→ **Exercise**
Extract, from the listing that follows, each line containing the word "Reproduce".

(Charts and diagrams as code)

>> BEGIN

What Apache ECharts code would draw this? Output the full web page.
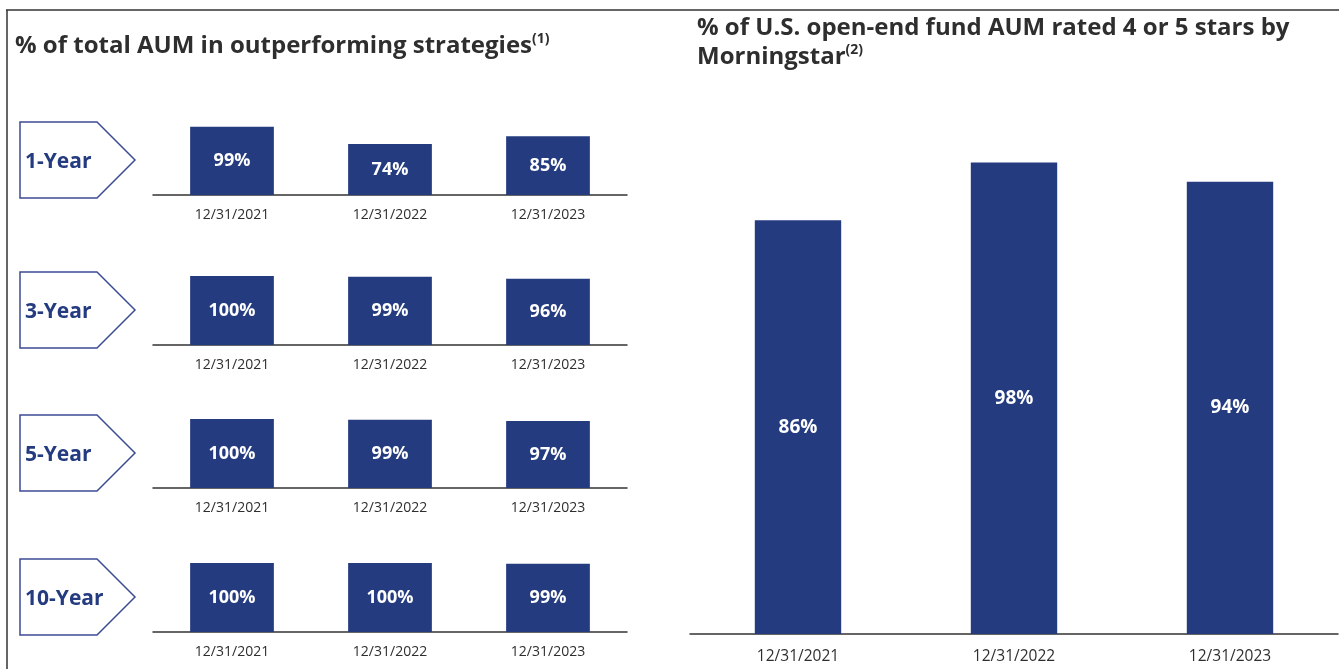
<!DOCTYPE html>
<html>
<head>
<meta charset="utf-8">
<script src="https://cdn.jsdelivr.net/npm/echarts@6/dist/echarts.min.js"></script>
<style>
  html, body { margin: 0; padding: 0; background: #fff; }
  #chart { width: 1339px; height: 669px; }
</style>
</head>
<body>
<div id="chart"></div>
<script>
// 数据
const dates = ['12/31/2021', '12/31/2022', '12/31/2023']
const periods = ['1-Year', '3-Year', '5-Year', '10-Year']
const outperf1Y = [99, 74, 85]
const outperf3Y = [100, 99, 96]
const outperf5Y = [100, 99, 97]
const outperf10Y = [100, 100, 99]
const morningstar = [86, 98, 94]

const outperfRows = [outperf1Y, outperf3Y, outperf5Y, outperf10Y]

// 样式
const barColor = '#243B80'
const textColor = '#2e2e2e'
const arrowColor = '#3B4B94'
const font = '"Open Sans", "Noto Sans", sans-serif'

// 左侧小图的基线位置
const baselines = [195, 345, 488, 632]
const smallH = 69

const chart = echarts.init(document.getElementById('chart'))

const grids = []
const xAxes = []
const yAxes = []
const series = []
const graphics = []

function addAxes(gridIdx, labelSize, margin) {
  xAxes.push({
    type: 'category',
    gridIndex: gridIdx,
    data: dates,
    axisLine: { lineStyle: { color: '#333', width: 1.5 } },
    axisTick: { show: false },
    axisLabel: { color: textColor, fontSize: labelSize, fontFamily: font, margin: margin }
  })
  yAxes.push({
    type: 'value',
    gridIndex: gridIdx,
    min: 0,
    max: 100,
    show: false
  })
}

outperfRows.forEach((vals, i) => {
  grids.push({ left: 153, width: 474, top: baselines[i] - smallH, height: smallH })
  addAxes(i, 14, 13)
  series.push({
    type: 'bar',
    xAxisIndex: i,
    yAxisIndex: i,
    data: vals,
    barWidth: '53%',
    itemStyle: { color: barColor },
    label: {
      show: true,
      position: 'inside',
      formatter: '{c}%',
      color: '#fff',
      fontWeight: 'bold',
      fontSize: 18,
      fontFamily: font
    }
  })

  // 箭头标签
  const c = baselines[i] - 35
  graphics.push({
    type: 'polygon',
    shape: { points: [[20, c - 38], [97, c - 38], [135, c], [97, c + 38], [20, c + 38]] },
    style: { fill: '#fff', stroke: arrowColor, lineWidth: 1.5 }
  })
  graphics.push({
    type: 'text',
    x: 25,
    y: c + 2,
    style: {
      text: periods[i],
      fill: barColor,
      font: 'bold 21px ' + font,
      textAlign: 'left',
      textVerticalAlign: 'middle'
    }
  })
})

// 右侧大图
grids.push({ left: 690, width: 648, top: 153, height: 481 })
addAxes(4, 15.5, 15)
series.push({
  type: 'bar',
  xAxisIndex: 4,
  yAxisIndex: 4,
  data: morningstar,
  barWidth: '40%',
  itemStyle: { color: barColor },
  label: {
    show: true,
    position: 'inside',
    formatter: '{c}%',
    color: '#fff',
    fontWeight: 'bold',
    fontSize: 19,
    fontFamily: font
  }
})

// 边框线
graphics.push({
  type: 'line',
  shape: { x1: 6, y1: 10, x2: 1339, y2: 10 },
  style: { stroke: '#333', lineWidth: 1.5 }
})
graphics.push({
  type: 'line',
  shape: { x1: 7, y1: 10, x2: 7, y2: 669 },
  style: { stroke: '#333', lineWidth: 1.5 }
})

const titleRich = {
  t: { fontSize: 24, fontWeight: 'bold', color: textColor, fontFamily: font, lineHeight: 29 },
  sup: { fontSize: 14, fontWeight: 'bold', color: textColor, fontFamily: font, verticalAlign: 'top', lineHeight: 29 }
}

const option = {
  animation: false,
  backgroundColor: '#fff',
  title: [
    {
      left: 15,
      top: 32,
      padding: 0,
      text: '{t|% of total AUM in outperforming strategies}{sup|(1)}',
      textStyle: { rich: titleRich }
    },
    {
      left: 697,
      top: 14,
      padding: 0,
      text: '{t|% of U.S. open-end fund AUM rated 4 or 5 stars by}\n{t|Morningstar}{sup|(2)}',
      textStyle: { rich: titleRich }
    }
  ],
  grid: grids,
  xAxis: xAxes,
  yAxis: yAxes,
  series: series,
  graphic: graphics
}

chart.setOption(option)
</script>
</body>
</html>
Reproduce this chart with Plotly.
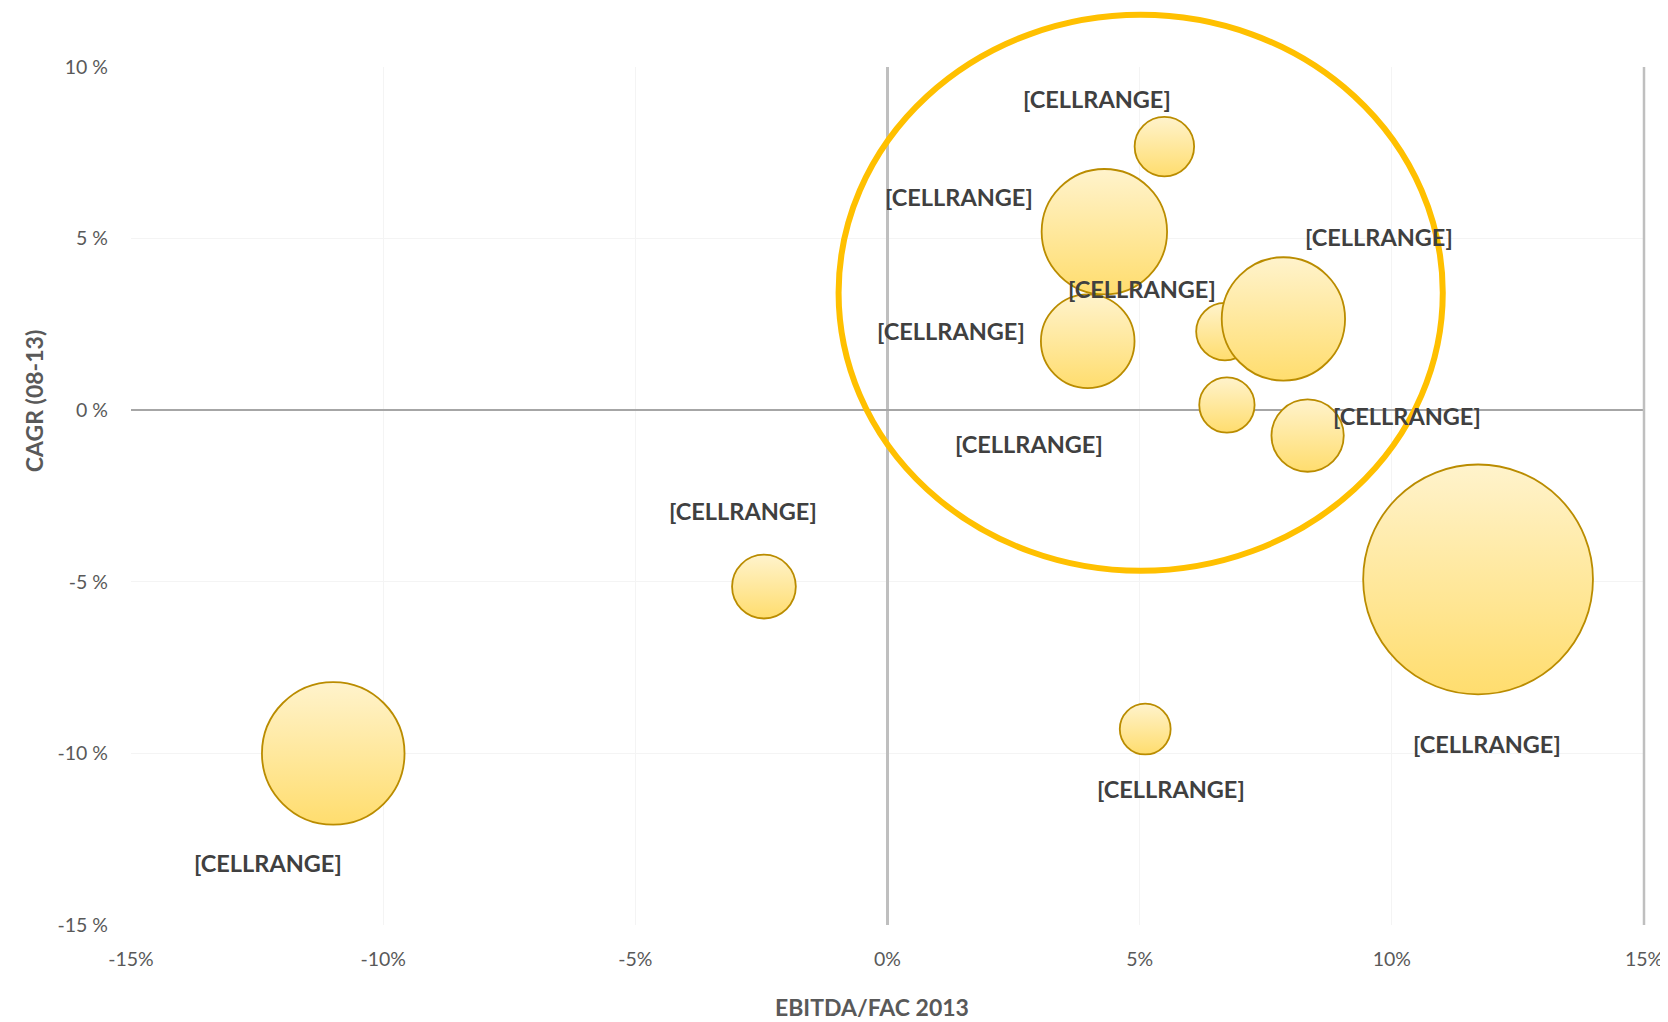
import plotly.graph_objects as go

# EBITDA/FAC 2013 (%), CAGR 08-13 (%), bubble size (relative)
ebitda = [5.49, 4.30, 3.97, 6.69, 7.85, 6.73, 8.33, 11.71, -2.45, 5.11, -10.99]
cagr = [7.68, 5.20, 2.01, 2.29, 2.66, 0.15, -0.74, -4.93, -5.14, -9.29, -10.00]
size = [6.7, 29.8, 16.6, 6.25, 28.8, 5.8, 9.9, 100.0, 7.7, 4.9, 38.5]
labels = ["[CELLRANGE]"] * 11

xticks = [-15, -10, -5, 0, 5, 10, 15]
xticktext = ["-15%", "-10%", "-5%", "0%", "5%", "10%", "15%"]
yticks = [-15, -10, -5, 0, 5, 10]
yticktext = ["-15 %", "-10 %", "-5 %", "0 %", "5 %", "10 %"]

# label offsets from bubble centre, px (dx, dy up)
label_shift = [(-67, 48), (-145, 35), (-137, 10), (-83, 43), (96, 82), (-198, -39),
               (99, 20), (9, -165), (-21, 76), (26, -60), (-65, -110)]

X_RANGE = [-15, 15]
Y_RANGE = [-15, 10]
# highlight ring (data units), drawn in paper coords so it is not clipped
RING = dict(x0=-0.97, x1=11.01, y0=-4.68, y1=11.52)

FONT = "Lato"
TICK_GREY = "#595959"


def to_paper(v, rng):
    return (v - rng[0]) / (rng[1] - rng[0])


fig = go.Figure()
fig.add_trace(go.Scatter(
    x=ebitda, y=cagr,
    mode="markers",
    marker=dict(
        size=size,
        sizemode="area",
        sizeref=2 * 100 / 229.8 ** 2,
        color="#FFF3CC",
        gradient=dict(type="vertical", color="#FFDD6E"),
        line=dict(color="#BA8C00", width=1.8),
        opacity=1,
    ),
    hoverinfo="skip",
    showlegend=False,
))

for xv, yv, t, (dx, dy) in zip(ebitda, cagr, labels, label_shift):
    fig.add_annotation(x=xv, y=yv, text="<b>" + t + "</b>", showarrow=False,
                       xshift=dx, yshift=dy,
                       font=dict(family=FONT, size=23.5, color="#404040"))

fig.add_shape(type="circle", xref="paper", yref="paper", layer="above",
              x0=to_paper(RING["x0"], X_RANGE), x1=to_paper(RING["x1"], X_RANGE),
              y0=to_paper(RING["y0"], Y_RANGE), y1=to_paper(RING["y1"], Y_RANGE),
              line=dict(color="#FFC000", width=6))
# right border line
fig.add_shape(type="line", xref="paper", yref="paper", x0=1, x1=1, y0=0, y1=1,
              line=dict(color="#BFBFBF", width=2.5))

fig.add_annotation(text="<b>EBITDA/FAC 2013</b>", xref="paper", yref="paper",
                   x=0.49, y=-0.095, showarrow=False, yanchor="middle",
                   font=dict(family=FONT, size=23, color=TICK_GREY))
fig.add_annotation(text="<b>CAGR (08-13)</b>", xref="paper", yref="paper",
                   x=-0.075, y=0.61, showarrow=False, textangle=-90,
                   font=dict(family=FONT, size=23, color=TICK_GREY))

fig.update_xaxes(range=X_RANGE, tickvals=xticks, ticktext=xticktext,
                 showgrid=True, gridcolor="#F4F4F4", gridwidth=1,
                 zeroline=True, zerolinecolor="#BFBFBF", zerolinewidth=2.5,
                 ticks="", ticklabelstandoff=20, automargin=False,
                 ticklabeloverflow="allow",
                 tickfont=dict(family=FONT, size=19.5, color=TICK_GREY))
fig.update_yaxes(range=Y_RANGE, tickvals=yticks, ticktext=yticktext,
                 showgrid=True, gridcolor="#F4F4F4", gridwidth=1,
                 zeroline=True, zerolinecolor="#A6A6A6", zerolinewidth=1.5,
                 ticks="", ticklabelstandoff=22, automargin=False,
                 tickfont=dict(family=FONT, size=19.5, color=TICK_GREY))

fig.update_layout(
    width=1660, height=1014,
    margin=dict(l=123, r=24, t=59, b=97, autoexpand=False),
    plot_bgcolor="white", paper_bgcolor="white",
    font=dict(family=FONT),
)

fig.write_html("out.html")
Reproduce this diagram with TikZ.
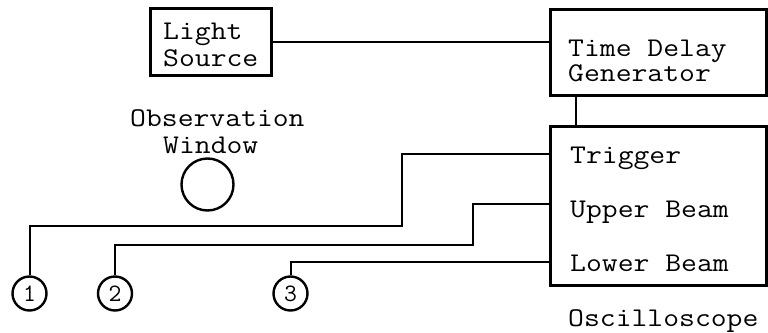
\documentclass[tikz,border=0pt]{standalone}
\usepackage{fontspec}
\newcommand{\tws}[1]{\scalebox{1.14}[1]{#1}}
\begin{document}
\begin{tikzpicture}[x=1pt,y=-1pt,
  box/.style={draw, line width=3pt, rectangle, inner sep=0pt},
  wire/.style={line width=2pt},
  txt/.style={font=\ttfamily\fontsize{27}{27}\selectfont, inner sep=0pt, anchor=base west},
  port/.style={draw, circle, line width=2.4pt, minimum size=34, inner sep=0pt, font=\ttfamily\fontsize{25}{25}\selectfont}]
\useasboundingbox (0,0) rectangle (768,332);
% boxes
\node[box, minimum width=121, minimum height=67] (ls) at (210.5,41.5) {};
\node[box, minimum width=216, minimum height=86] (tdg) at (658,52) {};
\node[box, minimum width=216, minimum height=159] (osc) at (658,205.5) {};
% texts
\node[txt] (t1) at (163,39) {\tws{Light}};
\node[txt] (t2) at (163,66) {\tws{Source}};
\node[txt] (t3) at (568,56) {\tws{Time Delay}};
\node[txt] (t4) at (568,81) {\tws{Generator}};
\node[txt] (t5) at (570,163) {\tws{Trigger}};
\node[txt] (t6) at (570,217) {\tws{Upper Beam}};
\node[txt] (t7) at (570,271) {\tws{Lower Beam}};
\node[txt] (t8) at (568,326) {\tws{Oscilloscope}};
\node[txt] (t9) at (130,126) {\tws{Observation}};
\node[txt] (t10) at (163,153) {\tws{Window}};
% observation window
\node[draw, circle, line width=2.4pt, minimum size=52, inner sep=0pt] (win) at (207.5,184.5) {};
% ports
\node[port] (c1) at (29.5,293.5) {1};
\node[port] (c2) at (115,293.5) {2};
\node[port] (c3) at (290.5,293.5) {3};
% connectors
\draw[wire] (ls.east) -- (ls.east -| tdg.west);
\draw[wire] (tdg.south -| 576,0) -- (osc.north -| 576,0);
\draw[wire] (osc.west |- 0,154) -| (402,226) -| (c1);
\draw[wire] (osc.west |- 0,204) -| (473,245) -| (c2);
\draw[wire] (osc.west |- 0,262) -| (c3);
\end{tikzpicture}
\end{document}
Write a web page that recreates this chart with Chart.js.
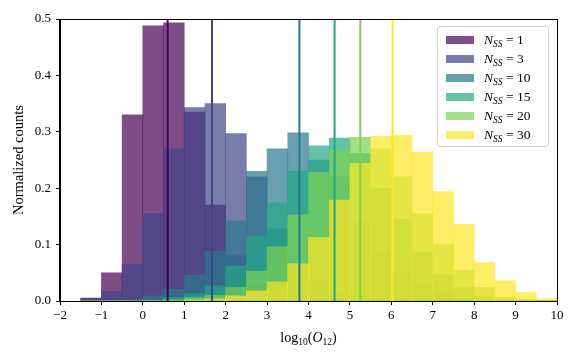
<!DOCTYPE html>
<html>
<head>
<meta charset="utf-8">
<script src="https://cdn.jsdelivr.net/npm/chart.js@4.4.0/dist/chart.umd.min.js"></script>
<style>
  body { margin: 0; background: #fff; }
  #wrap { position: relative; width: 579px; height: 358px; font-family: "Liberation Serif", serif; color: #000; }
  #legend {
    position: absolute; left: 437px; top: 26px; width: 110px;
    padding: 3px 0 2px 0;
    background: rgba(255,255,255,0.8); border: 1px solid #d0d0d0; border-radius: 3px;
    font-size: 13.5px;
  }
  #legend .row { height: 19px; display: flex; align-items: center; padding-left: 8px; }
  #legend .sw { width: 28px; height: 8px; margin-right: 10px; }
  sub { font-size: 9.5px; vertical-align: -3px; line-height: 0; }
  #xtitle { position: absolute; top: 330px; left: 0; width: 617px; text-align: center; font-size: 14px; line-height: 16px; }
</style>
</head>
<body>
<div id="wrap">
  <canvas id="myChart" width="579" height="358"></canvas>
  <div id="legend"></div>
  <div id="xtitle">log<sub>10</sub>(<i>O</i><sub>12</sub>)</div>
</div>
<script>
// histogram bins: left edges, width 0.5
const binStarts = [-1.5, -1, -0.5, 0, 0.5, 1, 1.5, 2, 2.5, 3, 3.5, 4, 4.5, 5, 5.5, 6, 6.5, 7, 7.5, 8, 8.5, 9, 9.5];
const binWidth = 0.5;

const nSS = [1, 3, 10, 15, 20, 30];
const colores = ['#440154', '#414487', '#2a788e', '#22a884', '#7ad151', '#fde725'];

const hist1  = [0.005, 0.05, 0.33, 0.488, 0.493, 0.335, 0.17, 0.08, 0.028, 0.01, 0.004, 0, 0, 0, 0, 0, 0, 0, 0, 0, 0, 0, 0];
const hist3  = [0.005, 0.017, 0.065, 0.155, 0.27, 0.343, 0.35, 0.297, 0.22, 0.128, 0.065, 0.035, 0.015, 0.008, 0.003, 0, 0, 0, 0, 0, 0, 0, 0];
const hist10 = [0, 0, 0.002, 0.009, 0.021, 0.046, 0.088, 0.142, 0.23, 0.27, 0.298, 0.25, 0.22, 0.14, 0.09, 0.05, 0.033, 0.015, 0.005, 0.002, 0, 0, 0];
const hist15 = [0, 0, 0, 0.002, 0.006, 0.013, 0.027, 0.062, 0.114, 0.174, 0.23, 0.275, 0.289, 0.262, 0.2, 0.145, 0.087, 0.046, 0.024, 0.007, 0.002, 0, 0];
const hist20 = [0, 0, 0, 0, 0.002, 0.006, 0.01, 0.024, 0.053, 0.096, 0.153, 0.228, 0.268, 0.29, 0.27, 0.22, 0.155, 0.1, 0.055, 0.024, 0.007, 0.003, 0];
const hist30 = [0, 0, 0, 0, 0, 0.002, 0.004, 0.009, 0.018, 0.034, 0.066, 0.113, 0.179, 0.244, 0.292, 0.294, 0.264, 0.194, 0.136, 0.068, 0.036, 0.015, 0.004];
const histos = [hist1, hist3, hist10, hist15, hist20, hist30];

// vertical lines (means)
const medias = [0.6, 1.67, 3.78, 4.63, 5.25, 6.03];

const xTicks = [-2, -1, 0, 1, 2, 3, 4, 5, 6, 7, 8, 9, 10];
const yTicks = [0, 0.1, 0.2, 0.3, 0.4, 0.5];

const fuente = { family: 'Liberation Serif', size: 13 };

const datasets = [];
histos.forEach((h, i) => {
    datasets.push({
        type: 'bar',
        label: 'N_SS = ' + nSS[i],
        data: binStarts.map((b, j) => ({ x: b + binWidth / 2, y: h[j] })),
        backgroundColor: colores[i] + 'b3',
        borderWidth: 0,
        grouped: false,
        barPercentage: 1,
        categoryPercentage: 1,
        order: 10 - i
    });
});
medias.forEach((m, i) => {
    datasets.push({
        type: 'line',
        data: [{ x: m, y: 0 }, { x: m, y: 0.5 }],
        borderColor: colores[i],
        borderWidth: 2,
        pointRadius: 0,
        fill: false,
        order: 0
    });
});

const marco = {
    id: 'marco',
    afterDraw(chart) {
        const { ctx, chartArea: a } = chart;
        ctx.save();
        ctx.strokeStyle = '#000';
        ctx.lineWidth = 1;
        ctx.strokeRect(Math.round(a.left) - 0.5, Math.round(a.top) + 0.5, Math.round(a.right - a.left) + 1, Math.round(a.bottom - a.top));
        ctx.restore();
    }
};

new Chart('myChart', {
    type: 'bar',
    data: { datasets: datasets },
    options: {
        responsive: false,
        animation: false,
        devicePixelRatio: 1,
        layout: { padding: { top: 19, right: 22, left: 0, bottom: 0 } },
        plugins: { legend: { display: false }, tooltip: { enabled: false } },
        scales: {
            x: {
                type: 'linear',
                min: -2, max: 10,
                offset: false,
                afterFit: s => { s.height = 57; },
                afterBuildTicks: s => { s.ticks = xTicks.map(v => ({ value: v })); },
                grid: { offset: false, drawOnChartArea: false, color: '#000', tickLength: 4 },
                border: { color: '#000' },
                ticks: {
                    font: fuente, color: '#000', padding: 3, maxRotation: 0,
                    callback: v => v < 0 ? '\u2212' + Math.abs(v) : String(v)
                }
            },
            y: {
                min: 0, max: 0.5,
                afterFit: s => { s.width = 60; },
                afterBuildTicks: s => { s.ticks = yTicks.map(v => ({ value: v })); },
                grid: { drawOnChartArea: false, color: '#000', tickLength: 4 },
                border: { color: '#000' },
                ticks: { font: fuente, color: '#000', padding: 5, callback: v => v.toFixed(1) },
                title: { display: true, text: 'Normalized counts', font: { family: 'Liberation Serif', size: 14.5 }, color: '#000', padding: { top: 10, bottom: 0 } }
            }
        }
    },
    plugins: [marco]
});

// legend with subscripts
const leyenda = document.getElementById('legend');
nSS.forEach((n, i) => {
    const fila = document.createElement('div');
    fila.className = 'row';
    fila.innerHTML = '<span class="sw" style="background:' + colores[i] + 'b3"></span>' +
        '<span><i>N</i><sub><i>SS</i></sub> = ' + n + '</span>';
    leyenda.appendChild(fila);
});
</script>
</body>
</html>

>> END

→ **Right answer**
Reproduce this chart with Plotly.
Reproduce this diagram with TikZ.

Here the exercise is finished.